Using a six-piece band, in which pastoral cello and thick, sinewy dub- style bass loomed largest, O'Connor said little but smiled lots and exuded a mixture of relief and exhilaration at the overwhelming warmth of her reception. She reciprocated with a taut, finely-honed set that, almost without exception, filtered her best material from recent years. Why do people feel the need to prat about with giant lemons and postmodern vacuity when there is still life in the old dog of passion, pure and simple? O'Connor has struck a balance between baring her soul and doing so in the context of pop music.
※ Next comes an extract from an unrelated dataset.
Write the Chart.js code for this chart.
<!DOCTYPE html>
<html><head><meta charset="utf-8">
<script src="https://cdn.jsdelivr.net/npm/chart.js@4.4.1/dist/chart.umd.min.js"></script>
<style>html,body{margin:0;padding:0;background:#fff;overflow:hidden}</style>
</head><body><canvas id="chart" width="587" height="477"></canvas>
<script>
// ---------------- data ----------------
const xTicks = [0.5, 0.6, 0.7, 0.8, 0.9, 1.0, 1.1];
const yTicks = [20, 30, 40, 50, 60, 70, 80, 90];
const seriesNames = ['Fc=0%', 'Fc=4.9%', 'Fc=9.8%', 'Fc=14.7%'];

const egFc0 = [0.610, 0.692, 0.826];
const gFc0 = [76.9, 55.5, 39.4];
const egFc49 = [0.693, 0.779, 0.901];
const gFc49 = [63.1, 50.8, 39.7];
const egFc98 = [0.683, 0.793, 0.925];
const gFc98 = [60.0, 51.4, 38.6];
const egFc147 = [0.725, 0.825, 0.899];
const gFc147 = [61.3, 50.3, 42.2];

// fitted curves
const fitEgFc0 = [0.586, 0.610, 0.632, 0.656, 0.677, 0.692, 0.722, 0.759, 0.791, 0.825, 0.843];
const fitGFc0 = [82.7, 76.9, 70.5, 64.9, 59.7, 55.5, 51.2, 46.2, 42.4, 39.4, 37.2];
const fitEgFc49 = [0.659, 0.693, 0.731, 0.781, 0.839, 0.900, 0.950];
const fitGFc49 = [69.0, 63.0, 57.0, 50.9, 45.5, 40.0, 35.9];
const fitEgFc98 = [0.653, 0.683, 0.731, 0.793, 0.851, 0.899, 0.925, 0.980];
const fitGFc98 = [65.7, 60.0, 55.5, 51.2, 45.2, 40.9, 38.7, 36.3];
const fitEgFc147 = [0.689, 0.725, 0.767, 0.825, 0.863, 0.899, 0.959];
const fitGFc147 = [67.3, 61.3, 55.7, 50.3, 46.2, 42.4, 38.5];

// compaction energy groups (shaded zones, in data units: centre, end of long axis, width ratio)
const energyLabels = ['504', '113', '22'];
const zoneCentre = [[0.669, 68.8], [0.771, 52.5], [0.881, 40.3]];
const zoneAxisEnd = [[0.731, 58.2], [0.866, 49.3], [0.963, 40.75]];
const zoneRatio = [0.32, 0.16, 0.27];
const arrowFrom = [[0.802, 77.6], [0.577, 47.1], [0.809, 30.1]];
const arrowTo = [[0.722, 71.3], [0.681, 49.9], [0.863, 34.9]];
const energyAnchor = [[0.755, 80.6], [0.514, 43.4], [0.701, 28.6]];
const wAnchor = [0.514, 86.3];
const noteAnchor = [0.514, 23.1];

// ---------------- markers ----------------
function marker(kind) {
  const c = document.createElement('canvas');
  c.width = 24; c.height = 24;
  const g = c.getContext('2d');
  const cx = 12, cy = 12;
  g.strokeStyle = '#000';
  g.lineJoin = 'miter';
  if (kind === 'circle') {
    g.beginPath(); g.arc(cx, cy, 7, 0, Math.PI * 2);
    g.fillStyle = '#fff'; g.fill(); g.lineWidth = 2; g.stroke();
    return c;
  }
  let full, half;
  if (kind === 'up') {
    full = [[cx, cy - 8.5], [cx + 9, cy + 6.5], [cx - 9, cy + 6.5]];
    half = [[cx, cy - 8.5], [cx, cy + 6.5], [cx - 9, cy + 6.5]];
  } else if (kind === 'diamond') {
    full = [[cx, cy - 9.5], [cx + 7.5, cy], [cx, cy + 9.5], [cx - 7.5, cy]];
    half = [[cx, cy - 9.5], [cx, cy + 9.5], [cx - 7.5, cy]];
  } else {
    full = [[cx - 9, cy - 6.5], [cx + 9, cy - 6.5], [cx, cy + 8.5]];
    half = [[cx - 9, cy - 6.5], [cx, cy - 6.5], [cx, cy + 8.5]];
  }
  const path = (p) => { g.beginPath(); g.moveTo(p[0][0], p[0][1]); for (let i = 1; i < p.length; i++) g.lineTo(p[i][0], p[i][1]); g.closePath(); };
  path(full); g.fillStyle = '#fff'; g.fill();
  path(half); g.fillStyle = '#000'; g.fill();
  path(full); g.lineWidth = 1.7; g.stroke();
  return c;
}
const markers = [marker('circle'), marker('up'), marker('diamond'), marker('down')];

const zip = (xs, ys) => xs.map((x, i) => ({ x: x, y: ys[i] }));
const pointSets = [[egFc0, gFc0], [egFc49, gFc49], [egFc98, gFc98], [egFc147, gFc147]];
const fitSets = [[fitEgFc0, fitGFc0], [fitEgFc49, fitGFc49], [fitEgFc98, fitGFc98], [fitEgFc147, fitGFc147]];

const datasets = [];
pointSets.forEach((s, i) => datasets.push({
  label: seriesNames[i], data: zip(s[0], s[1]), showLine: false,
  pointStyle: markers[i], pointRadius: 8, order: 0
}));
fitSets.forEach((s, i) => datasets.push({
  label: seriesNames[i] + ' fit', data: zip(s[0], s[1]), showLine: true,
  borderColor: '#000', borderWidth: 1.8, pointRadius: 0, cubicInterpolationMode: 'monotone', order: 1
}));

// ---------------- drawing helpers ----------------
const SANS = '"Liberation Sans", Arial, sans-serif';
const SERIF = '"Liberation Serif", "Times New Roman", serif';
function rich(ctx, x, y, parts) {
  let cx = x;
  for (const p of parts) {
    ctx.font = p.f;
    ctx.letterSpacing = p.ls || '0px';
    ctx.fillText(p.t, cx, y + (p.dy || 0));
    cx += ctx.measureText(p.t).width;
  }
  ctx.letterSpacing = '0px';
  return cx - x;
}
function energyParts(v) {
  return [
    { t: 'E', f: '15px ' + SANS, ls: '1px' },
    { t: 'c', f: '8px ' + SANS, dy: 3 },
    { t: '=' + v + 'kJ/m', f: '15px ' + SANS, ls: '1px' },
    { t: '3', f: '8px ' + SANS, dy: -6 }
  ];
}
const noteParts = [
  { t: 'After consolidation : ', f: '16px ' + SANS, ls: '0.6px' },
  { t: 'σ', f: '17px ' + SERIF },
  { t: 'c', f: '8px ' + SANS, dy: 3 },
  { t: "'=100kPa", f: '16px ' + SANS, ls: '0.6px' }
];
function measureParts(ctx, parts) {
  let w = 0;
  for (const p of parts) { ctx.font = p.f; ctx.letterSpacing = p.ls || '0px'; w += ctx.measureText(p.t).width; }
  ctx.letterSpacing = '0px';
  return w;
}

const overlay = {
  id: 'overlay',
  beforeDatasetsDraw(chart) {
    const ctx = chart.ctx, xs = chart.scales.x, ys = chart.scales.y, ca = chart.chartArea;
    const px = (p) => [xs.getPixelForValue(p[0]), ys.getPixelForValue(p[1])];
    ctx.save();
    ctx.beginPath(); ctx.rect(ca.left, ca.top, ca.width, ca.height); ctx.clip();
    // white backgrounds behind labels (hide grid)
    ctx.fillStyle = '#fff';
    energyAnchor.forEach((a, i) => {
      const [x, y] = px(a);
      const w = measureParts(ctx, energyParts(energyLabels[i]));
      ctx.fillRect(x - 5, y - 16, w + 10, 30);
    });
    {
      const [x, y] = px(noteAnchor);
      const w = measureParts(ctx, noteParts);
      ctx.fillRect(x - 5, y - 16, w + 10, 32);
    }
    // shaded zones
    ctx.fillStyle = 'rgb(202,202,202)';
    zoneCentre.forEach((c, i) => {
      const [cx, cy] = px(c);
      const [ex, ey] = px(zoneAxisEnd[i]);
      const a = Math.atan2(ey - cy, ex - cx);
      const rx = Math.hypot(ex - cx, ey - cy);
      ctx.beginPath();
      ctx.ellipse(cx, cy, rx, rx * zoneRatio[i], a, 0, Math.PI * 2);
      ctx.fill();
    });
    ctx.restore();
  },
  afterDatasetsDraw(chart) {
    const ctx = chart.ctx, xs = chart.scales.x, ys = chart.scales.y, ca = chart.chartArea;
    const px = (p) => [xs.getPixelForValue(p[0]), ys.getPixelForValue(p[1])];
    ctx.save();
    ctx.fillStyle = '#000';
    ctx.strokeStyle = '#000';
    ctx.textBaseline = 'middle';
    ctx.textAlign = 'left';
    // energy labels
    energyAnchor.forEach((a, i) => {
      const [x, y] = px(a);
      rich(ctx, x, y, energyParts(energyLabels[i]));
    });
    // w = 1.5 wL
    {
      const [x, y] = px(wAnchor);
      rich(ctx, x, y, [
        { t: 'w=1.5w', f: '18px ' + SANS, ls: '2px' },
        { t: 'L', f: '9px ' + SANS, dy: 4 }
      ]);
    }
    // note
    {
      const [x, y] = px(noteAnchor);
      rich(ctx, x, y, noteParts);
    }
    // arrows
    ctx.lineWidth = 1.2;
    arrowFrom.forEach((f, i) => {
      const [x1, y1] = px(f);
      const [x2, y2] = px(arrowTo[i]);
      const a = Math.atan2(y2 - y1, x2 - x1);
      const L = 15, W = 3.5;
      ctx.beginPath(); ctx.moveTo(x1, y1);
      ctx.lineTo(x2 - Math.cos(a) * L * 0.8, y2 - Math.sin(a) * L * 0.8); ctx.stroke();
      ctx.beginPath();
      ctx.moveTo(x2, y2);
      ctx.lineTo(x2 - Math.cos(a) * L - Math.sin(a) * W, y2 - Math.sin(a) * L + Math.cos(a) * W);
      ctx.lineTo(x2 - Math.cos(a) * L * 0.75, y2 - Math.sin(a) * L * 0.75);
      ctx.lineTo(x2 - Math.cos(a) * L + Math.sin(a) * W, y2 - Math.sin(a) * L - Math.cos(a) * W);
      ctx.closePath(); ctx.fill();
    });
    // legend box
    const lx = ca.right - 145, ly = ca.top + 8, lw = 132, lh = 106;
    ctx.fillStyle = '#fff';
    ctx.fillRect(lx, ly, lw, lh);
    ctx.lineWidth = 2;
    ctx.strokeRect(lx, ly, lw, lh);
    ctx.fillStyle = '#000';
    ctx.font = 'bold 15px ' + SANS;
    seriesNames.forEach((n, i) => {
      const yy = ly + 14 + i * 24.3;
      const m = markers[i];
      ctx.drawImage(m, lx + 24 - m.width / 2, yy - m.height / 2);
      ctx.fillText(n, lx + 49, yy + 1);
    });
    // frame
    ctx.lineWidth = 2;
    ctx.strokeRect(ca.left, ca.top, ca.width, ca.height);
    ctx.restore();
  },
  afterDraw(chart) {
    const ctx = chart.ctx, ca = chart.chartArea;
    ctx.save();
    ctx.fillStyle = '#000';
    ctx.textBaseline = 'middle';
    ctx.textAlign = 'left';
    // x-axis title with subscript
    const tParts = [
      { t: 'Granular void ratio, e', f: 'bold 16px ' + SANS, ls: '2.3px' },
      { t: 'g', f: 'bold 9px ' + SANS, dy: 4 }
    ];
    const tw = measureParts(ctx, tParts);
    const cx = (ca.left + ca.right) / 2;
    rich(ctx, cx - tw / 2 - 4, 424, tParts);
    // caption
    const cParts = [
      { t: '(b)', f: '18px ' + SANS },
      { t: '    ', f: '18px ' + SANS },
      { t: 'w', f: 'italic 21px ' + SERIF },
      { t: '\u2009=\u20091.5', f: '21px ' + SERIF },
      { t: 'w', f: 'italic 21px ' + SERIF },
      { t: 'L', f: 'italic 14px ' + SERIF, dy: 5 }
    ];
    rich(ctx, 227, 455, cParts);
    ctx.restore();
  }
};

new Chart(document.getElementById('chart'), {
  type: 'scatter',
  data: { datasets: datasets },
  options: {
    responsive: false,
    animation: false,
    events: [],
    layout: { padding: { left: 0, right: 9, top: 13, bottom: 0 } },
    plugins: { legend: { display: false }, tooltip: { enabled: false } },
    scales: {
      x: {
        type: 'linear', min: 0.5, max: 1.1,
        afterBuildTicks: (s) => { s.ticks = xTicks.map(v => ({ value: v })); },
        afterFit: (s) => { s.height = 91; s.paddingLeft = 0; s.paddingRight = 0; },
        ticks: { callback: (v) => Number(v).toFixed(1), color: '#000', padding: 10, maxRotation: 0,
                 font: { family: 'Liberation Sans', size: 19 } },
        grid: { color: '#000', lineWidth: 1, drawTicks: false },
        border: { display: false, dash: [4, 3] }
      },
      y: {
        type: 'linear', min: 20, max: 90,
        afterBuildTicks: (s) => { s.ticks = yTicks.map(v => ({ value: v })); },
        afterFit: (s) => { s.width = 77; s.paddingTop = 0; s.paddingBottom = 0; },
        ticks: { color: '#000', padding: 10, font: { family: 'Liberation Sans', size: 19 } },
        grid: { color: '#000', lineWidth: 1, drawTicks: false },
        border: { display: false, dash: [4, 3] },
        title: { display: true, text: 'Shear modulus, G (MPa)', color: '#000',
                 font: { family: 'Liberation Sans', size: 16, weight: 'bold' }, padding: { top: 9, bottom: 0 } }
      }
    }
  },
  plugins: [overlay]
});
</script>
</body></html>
Towering monoliths of dance / rock like "The Thief of Your Heart" and "Fire on Babylon" contrasted delicate, simple songs like "John I Love You". If the four new songs of Gospel Oak are perhaps a touch too fey in this way, the new song not included on it - "not for practical reasons, I just hadn't finished it" - promises much. "My Hard Englishman" is, in fact, a beautiful, understated treatment of Ireland's centuries- old grievances with England. Lyrically, it is a mark of her increasing maturity both as a writer and as a celebrity with a platform to voice her views. Throughout the set, she featured the four girls from her support band the Screaming Orphans on harmony vocals. It was a generous and inspired pairing with a group whose own songs and performance displayed all the facets of a real musical find waiting to happen.